Brian Phillips: Obviously it doesn’t belong on this list. It’s too beautiful, too strange, too insulting. The blue parts are too blue. It can’t fit on a list of terrible music videos because it is a list of terrible music videos. It includes all the others. It contains them, the way a drop of Christ’s blood contains the universe. It created them. It even created the ones that predate it. It also created the good ones, of course. I used to think that the string section was the cry of a wedding cake that knew it was going to die. Now I know it’s the sound of stars: stars being born in the deep cold of space, stars dying in the void alone, stars pretty much comprehensively not respecting your intelligence.

The plot of the “November Rain” video is simple. It concerns a crane cam that loves to swoop. This isn’t just any crane cam we’re talking about. It’s the baddest crane cam in town. It doesn’t give a fuck; it’ll swoop anywhere. Its life is an opera written in the key of swooping. It doesn’t know the meaning of the words “Yasujiro Ozu.” It swoops in the blue-saturated bedroom of a wiry insomniac who can’t sleep with his shirt on. It swoops in a concert hall where a conductor who was for sure also a roadie for Frank Zappa’s Bongo Fury tour is leading an orchestra of pole dancers and violinists who play standing up. It swoops around a tiny, dusty church on an endless plain of dust in a state of dust in a dusty country where the forecast calls for dust.

It swoops at a wedding. The bride is wearing what let’s just go ahead and not call a chastity-belt-themed dress. Some not un-gross tongue-kissing takes place. A sentient poodle-centaur swaggers out early and tears off a guitar solo that shatters every awesomeness meter known to ’90s science while the crane cam swoops its heart out and the dust acts like dust. There’s a reception. I guess you could question whether the director needed to spend four solid minutes showing the buffet line. Then: rain. Possibly, but not definitely, November rain. Panic among the guests, as though the reception is being shelled by the guns of Navarone. (I don’t know what those are, like everyone involved with this video.) But wait! Someone’s dead. It’s the bride! Color bleeds out of the flowers, because shut up, Kyle, that’s how flowers work. Some blood leaks out of a very angular Jesus. Everybody needs some time on their own. BUT WAS IT ALL A DREAM?
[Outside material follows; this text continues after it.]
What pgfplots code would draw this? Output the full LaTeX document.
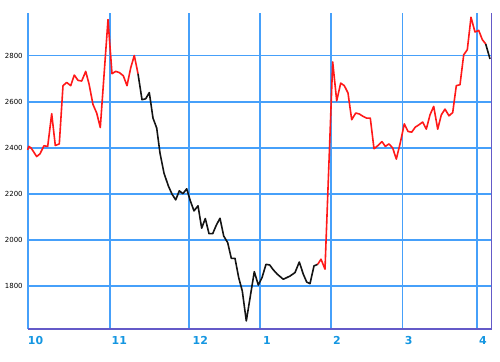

Of course it was. This was the video that apotheosized Guns N’ Roses and also the video that destroyed it as a concept, if only because it made Slash seem so much cooler than Axl that the basic generative tension of the band imploded like a victimized tier cake. I mean, Axl spends a lot of narrative time here lumped like a portly Victorian frog-gentleman next to his girlfriend while Slash is all scaling pianos and not having discernible human eyes. We didn’t realize it at the time, but there would be no coming back from this. Axl has spent the last 20 years being shorter than Stephanie Seymour. You and I may not care about that, but you can tell he did, which gives this whole production an air of weird vulnerability and instantly regretted artistic sacrifice. And yeah, this was also the video that collapsed irony utterly and forever and in all the obvious ways, because it was so ludicrous and rocked so hard that it made you see aesthetic grace as a kind of ouroboros wherein stupidity and genius are occasionally the same quality. When fears subside, shadows still remain. Nothing could have been more Guns N’ Roses than this, and nothing ever was. This was its glory, this was its failure, this was its wedding dress.